** Begin Material **

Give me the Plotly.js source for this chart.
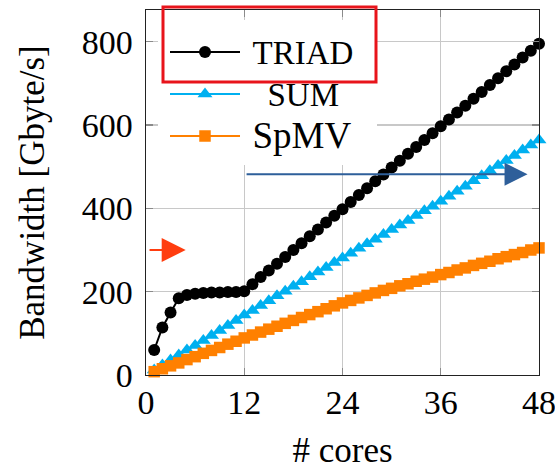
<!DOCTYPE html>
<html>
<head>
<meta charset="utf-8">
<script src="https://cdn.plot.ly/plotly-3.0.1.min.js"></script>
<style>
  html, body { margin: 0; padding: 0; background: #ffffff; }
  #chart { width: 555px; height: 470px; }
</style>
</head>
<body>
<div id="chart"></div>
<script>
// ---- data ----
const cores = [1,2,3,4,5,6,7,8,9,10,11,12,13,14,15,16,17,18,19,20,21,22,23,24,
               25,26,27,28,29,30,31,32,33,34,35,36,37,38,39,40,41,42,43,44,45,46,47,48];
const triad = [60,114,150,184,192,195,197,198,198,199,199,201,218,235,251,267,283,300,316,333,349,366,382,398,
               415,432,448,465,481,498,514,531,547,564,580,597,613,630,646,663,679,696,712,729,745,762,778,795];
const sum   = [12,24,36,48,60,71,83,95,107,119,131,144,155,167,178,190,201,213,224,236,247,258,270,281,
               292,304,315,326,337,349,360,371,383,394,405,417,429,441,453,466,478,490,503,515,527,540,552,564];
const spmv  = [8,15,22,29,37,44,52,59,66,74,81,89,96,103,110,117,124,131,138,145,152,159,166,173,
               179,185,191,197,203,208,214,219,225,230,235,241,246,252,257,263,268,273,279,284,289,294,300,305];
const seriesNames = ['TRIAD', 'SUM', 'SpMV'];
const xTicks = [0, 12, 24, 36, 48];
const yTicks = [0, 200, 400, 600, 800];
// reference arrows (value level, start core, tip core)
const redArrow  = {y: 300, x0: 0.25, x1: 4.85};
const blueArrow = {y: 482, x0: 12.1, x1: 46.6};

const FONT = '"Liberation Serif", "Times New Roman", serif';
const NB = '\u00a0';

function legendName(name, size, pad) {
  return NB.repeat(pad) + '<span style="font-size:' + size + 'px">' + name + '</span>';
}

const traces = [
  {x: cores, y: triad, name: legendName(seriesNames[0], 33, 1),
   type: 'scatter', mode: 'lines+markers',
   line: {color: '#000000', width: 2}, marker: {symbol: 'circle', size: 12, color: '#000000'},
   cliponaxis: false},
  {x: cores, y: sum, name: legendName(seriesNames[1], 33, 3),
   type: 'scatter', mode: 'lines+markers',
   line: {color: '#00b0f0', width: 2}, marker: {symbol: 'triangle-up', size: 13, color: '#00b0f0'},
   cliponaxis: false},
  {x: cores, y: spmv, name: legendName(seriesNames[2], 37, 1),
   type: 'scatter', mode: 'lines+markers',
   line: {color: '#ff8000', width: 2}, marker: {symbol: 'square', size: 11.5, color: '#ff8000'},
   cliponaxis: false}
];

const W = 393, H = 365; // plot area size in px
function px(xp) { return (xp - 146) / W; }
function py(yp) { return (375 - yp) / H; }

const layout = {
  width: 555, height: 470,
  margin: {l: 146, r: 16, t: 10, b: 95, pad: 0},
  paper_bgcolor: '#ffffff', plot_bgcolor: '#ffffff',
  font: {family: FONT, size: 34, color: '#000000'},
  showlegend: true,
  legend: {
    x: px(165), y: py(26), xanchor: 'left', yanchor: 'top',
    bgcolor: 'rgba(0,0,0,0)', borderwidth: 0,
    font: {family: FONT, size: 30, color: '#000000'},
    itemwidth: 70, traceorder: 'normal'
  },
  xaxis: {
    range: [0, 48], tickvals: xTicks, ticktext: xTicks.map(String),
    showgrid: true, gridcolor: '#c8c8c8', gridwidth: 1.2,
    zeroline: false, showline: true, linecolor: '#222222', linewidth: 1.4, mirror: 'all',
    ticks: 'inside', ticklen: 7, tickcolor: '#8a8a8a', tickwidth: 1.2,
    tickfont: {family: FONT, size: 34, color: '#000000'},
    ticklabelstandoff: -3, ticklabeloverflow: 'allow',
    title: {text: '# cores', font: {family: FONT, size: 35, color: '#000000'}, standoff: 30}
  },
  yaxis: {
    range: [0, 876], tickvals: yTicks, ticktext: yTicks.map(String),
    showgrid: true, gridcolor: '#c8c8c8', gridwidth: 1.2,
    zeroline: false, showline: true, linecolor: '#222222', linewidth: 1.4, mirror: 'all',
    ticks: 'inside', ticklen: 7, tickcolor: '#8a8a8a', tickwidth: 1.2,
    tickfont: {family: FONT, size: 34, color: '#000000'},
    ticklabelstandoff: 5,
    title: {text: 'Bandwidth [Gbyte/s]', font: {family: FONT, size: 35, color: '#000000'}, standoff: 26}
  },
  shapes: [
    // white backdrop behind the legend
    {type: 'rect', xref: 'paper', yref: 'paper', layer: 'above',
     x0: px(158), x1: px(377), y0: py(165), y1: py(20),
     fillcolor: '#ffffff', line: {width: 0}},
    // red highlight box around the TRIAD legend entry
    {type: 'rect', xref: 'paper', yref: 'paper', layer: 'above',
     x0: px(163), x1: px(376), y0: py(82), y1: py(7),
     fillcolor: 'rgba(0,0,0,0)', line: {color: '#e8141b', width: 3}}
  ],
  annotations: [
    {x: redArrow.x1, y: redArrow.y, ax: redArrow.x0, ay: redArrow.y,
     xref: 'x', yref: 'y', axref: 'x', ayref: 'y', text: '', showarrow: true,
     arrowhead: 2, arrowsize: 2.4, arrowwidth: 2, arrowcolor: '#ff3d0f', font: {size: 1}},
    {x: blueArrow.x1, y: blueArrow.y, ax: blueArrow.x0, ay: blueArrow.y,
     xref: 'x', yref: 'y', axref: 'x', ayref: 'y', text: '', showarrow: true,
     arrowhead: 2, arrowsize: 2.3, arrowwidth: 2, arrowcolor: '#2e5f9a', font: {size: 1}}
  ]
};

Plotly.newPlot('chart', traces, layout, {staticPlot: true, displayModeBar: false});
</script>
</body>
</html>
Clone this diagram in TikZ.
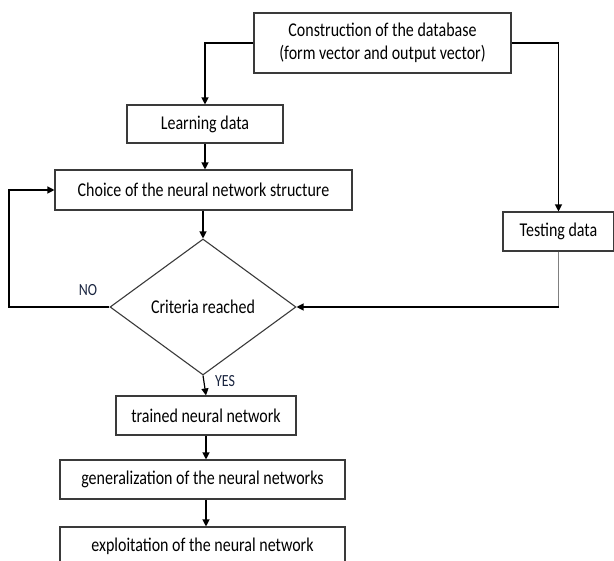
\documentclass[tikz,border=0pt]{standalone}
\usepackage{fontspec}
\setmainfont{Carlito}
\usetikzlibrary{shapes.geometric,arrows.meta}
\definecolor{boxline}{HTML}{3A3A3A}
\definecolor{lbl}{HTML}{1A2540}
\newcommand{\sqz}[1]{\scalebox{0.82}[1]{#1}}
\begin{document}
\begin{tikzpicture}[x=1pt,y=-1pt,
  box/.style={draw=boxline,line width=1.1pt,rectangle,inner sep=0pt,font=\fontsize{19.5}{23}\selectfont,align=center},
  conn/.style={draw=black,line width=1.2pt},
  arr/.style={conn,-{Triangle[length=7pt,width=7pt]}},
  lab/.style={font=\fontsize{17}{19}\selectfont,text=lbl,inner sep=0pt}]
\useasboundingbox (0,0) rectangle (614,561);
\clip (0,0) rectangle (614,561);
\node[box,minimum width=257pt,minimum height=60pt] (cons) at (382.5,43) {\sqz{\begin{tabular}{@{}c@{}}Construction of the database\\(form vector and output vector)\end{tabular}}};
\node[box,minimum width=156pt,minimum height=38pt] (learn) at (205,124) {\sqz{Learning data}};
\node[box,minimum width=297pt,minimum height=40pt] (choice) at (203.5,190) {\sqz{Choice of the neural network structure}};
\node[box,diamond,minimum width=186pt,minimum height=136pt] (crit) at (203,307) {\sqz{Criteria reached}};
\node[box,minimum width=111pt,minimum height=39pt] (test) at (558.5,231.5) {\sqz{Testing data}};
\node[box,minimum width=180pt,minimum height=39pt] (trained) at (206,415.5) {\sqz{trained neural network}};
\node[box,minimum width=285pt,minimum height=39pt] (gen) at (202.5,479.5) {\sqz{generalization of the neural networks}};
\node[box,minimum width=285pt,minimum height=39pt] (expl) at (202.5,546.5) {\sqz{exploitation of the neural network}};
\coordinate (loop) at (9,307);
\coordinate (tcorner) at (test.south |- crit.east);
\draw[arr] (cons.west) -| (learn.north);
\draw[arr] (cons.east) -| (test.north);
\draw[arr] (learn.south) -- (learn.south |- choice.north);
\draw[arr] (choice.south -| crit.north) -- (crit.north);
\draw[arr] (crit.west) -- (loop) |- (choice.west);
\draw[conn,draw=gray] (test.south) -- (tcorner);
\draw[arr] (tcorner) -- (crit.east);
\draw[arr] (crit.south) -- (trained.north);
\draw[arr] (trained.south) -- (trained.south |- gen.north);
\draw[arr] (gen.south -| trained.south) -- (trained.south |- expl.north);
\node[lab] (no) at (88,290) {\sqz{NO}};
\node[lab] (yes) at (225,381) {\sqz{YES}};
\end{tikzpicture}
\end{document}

** End Material **

§ **Problem to work on**
Quote the records above exactly, from the first line through the line containing "const NB = '\u00a0';", and leave out the pictures.

§ **The completed task**
Give me the Plotly.js source for this chart.
<!DOCTYPE html>
<html>
<head>
<meta charset="utf-8">
<script src="https://cdn.plot.ly/plotly-3.0.1.min.js"></script>
<style>
  html, body { margin: 0; padding: 0; background: #ffffff; }
  #chart { width: 555px; height: 470px; }
</style>
</head>
<body>
<div id="chart"></div>
<script>
// ---- data ----
const cores = [1,2,3,4,5,6,7,8,9,10,11,12,13,14,15,16,17,18,19,20,21,22,23,24,
               25,26,27,28,29,30,31,32,33,34,35,36,37,38,39,40,41,42,43,44,45,46,47,48];
const triad = [60,114,150,184,192,195,197,198,198,199,199,201,218,235,251,267,283,300,316,333,349,366,382,398,
               415,432,448,465,481,498,514,531,547,564,580,597,613,630,646,663,679,696,712,729,745,762,778,795];
const sum   = [12,24,36,48,60,71,83,95,107,119,131,144,155,167,178,190,201,213,224,236,247,258,270,281,
               292,304,315,326,337,349,360,371,383,394,405,417,429,441,453,466,478,490,503,515,527,540,552,564];
const spmv  = [8,15,22,29,37,44,52,59,66,74,81,89,96,103,110,117,124,131,138,145,152,159,166,173,
               179,185,191,197,203,208,214,219,225,230,235,241,246,252,257,263,268,273,279,284,289,294,300,305];
const seriesNames = ['TRIAD', 'SUM', 'SpMV'];
const xTicks = [0, 12, 24, 36, 48];
const yTicks = [0, 200, 400, 600, 800];
// reference arrows (value level, start core, tip core)
const redArrow  = {y: 300, x0: 0.25, x1: 4.85};
const blueArrow = {y: 482, x0: 12.1, x1: 46.6};

const FONT = '"Liberation Serif", "Times New Roman", serif';
const NB = '\u00a0';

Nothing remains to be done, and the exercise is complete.